In the first 90 years of making its signature product, Campbell Soup Co. developed just over 100 varieties. In the past 30 years, that number has quadrupled, and now includes soups as diverse as Thai Tomato Coconut Bisque, Philly-Style Cheesesteak and Spicy Chicken Quesadilla.
The soup smorgasbord reflects Americans’ growing appetite for food with bold and exotic tastes and textures, which in recent decades has spurred companies to add thousands of new flavorings, spices, colorings, thickeners and preservatives to their recipes, shaking up the country’s menu.
Lately, however, the technological advances that spawned multicolored breakfast cereals like Froot Loops and fat-free yogurt in flavors like red-velvet cupcake are colliding with burgeoning demand for more-natural food with simpler ingredients, which many consumers regard as healthier.

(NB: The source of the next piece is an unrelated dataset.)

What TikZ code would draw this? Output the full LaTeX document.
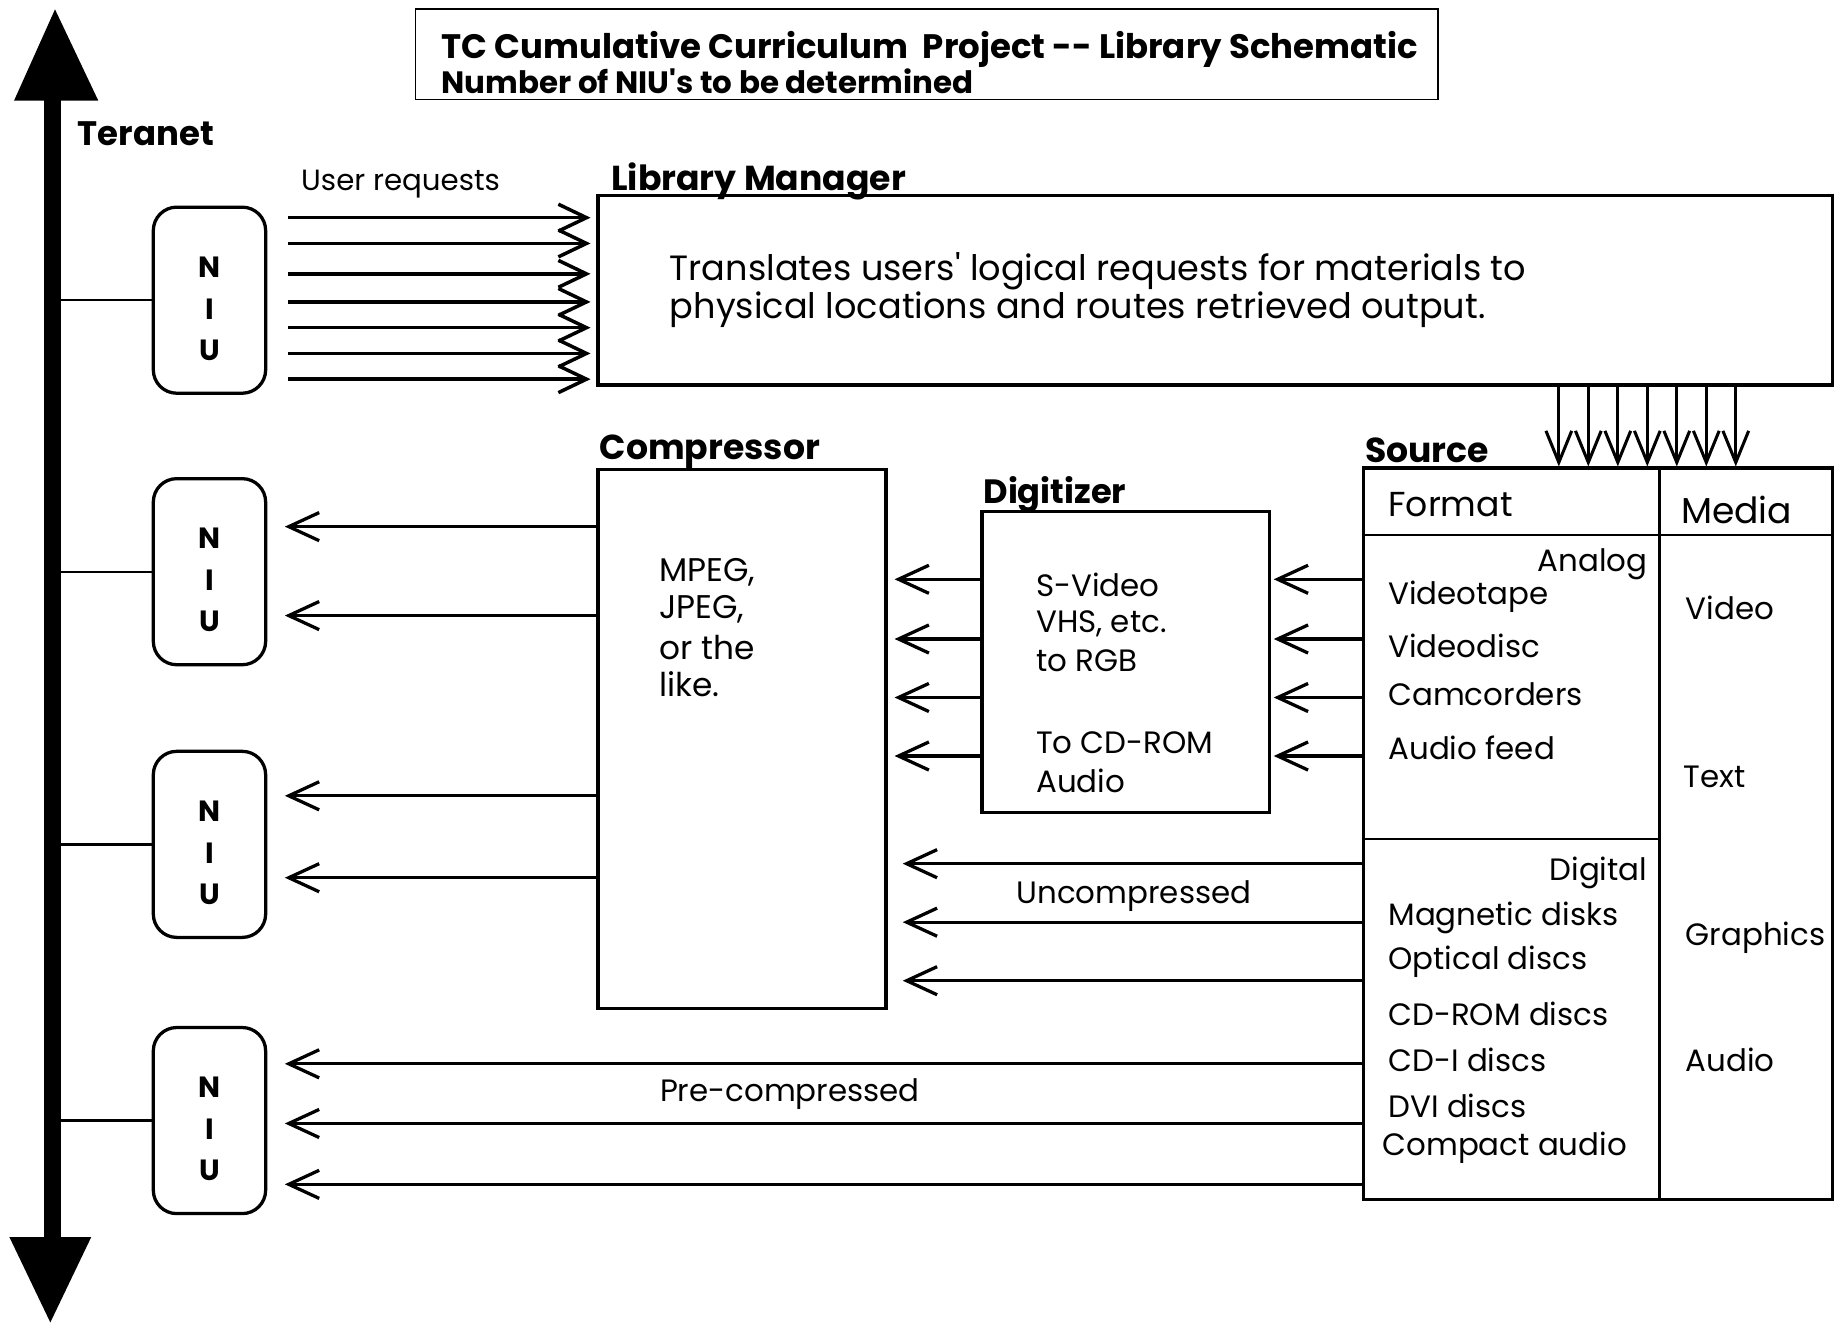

Balancing these overlapping trends is proving tricky for the food industry, which is under pressure to find reliable, inexpensive natural sources of ingredients long synthesized in laboratories.
Consumers are “looking for some fun exploration in what they eat, and from a culinary and science side, it… sets the bar much higher,” says Craig Slavtcheff, Campbell’s vice president of science and technology. “The challenge is creating these bold flavors with real ingredients.”